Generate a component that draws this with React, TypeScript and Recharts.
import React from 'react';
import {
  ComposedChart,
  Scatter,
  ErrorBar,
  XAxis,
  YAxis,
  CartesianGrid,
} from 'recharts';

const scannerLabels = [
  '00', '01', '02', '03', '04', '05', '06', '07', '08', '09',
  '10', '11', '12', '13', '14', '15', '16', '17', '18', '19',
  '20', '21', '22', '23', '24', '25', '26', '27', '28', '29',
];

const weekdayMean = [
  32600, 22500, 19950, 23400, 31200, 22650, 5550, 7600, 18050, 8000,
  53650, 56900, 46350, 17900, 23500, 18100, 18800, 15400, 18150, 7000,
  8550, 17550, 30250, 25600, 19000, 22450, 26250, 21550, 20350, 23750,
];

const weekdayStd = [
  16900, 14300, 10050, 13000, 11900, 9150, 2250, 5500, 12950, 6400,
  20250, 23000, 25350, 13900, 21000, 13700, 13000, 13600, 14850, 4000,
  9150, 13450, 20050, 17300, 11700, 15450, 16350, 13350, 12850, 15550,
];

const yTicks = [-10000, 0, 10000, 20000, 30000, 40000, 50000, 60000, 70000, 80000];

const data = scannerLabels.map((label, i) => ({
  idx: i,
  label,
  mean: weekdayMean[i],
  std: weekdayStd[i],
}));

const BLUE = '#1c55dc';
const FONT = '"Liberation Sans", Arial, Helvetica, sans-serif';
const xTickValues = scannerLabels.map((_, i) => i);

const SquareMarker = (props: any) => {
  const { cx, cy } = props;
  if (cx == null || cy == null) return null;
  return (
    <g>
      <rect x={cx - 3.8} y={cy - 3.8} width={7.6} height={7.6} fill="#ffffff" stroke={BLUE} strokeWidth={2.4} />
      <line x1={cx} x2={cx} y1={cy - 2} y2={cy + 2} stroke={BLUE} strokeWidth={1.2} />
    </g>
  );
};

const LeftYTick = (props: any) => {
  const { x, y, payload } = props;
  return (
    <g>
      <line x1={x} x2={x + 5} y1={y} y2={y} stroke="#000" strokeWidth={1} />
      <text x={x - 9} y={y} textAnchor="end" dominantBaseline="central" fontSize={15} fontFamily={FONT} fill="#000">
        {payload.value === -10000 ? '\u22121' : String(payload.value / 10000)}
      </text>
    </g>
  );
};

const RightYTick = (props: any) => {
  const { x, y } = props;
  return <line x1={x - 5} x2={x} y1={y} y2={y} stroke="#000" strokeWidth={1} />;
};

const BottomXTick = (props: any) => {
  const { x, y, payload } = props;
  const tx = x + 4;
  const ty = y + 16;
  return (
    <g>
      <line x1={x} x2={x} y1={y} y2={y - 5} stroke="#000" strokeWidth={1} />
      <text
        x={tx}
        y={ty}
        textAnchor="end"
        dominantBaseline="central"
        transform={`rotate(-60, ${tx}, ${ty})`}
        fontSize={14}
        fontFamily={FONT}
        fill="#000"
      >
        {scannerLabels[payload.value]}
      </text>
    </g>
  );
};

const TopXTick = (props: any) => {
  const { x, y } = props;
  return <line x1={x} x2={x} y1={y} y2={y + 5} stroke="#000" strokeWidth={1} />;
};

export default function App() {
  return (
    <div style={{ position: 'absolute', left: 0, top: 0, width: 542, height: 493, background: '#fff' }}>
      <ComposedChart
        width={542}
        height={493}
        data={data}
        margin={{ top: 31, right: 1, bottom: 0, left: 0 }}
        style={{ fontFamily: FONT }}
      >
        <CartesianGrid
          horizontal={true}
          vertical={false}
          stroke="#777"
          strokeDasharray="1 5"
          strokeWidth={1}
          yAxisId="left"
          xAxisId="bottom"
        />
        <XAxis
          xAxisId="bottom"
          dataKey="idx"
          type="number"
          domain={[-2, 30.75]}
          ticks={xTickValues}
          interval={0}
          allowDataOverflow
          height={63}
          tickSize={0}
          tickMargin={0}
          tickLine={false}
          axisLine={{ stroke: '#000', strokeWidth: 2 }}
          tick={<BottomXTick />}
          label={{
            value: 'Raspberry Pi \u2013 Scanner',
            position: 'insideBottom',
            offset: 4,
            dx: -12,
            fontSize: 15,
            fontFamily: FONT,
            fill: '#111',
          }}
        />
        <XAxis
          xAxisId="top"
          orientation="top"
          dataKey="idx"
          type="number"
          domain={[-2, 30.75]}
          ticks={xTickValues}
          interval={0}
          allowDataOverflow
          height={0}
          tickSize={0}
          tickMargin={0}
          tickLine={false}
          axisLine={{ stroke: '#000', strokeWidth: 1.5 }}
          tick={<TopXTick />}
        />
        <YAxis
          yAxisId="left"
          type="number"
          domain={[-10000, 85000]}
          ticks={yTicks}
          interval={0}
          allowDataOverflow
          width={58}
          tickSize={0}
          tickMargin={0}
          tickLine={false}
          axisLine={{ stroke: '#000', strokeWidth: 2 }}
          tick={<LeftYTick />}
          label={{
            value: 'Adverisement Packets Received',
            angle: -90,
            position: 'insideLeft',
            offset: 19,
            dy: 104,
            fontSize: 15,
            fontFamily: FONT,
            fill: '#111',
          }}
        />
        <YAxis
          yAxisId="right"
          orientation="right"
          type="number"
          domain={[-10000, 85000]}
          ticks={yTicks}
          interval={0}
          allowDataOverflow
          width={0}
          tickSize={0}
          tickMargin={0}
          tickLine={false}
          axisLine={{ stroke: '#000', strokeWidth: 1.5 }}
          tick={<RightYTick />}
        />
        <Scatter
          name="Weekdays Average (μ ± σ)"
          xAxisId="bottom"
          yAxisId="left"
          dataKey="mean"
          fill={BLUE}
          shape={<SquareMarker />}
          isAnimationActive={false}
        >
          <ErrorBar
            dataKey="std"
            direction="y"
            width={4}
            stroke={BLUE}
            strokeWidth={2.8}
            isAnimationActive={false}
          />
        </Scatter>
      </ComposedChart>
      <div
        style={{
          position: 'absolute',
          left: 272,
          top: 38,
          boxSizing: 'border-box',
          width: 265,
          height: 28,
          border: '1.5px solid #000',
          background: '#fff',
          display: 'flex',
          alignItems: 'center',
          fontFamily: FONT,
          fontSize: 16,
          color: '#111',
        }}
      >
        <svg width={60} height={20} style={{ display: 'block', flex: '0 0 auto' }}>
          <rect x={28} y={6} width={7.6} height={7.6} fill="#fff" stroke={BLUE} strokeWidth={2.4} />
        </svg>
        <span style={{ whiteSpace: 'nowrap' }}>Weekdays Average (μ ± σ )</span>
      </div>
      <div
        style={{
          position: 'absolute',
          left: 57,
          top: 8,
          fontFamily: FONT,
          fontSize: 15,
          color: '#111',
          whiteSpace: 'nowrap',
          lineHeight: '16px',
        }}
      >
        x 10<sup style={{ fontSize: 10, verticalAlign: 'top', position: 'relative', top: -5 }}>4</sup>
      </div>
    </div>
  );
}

◆ **Instructions for the task**: Word for word, write out all of the data above.

◆ **Response**:
Generate a component that draws this with React, TypeScript and Recharts.
import React from 'react';
import {
  ComposedChart,
  Scatter,
  ErrorBar,
  XAxis,
  YAxis,
  CartesianGrid,
} from 'recharts';

const scannerLabels = [
  '00', '01', '02', '03', '04', '05', '06', '07', '08', '09',
  '10', '11', '12', '13', '14', '15', '16', '17', '18', '19',
  '20', '21', '22', '23', '24', '25', '26', '27', '28', '29',
];

const weekdayMean = [
  32600, 22500, 19950, 23400, 31200, 22650, 5550, 7600, 18050, 8000,
  53650, 56900, 46350, 17900, 23500, 18100, 18800, 15400, 18150, 7000,
  8550, 17550, 30250, 25600, 19000, 22450, 26250, 21550, 20350, 23750,
];

const weekdayStd = [
  16900, 14300, 10050, 13000, 11900, 9150, 2250, 5500, 12950, 6400,
  20250, 23000, 25350, 13900, 21000, 13700, 13000, 13600, 14850, 4000,
  9150, 13450, 20050, 17300, 11700, 15450, 16350, 13350, 12850, 15550,
];

const yTicks = [-10000, 0, 10000, 20000, 30000, 40000, 50000, 60000, 70000, 80000];

const data = scannerLabels.map((label, i) => ({
  idx: i,
  label,
  mean: weekdayMean[i],
  std: weekdayStd[i],
}));

const BLUE = '#1c55dc';
const FONT = '"Liberation Sans", Arial, Helvetica, sans-serif';
const xTickValues = scannerLabels.map((_, i) => i);

const SquareMarker = (props: any) => {
  const { cx, cy } = props;
  if (cx == null || cy == null) return null;
  return (
    <g>
      <rect x={cx - 3.8} y={cy - 3.8} width={7.6} height={7.6} fill="#ffffff" stroke={BLUE} strokeWidth={2.4} />
      <line x1={cx} x2={cx} y1={cy - 2} y2={cy + 2} stroke={BLUE} strokeWidth={1.2} />
    </g>
  );
};

const LeftYTick = (props: any) => {
  const { x, y, payload } = props;
  return (
    <g>
      <line x1={x} x2={x + 5} y1={y} y2={y} stroke="#000" strokeWidth={1} />
      <text x={x - 9} y={y} textAnchor="end" dominantBaseline="central" fontSize={15} fontFamily={FONT} fill="#000">
        {payload.value === -10000 ? '\u22121' : String(payload.value / 10000)}
      </text>
    </g>
  );
};

const RightYTick = (props: any) => {
  const { x, y } = props;
  return <line x1={x - 5} x2={x} y1={y} y2={y} stroke="#000" strokeWidth={1} />;
};

const BottomXTick = (props: any) => {
  const { x, y, payload } = props;
  const tx = x + 4;
  const ty = y + 16;
  return (
    <g>
      <line x1={x} x2={x} y1={y} y2={y - 5} stroke="#000" strokeWidth={1} />
      <text
        x={tx}
        y={ty}
        textAnchor="end"
        dominantBaseline="central"
        transform={`rotate(-60, ${tx}, ${ty})`}
        fontSize={14}
        fontFamily={FONT}
        fill="#000"
      >
        {scannerLabels[payload.value]}
      </text>
    </g>
  );
};

const TopXTick = (props: any) => {
  const { x, y } = props;
  return <line x1={x} x2={x} y1={y} y2={y + 5} stroke="#000" strokeWidth={1} />;
};

export default function App() {
  return (
    <div style={{ position: 'absolute', left: 0, top: 0, width: 542, height: 493, background: '#fff' }}>
      <ComposedChart
        width={542}
        height={493}
        data={data}
        margin={{ top: 31, right: 1, bottom: 0, left: 0 }}
        style={{ fontFamily: FONT }}
      >
        <CartesianGrid
          horizontal={true}
          vertical={false}
          stroke="#777"
          strokeDasharray="1 5"
          strokeWidth={1}
          yAxisId="left"
          xAxisId="bottom"
        />
        <XAxis
          xAxisId="bottom"
          dataKey="idx"
          type="number"
          domain={[-2, 30.75]}
          ticks={xTickValues}
          interval={0}
          allowDataOverflow
          height={63}
          tickSize={0}
          tickMargin={0}
          tickLine={false}
          axisLine={{ stroke: '#000', strokeWidth: 2 }}
          tick={<BottomXTick />}
          label={{
            value: 'Raspberry Pi \u2013 Scanner',
            position: 'insideBottom',
            offset: 4,
            dx: -12,
            fontSize: 15,
            fontFamily: FONT,
            fill: '#111',
          }}
        />
        <XAxis
          xAxisId="top"
          orientation="top"
          dataKey="idx"
          type="number"
          domain={[-2, 30.75]}
          ticks={xTickValues}
          interval={0}
          allowDataOverflow
          height={0}
          tickSize={0}
          tickMargin={0}
          tickLine={false}
          axisLine={{ stroke: '#000', strokeWidth: 1.5 }}
          tick={<TopXTick />}
        />
        <YAxis
          yAxisId="left"
          type="number"
          domain={[-10000, 85000]}
          ticks={yTicks}
          interval={0}
          allowDataOverflow
          width={58}
          tickSize={0}
          tickMargin={0}
          tickLine={false}
          axisLine={{ stroke: '#000', strokeWidth: 2 }}
          tick={<LeftYTick />}
          label={{
            value: 'Adverisement Packets Received',
            angle: -90,
            position: 'insideLeft',
            offset: 19,
            dy: 104,
            fontSize: 15,
            fontFamily: FONT,
            fill: '#111',
          }}
        />
        <YAxis
          yAxisId="right"
          orientation="right"
          type="number"
          domain={[-10000, 85000]}
          ticks={yTicks}
          interval={0}
          allowDataOverflow
          width={0}
          tickSize={0}
          tickMargin={0}
          tickLine={false}
          axisLine={{ stroke: '#000', strokeWidth: 1.5 }}
          tick={<RightYTick />}
        />
        <Scatter
          name="Weekdays Average (μ ± σ)"
          xAxisId="bottom"
          yAxisId="left"
          dataKey="mean"
          fill={BLUE}
          shape={<SquareMarker />}
          isAnimationActive={false}
        >
          <ErrorBar
            dataKey="std"
            direction="y"
            width={4}
            stroke={BLUE}
            strokeWidth={2.8}
            isAnimationActive={false}
          />
        </Scatter>
      </ComposedChart>
      <div
        style={{
          position: 'absolute',
          left: 272,
          top: 38,
          boxSizing: 'border-box',
          width: 265,
          height: 28,
          border: '1.5px solid #000',
          background: '#fff',
          display: 'flex',
          alignItems: 'center',
          fontFamily: FONT,
          fontSize: 16,
          color: '#111',
        }}
      >
        <svg width={60} height={20} style={{ display: 'block', flex: '0 0 auto' }}>
          <rect x={28} y={6} width={7.6} height={7.6} fill="#fff" stroke={BLUE} strokeWidth={2.4} />
        </svg>
        <span style={{ whiteSpace: 'nowrap' }}>Weekdays Average (μ ± σ )</span>
      </div>
      <div
        style={{
          position: 'absolute',
          left: 57,
          top: 8,
          fontFamily: FONT,
          fontSize: 15,
          color: '#111',
          whiteSpace: 'nowrap',
          lineHeight: '16px',
        }}
      >
        x 10<sup style={{ fontSize: 10, verticalAlign: 'top', position: 'relative', top: -5 }}>4</sup>
      </div>
    </div>
  );
}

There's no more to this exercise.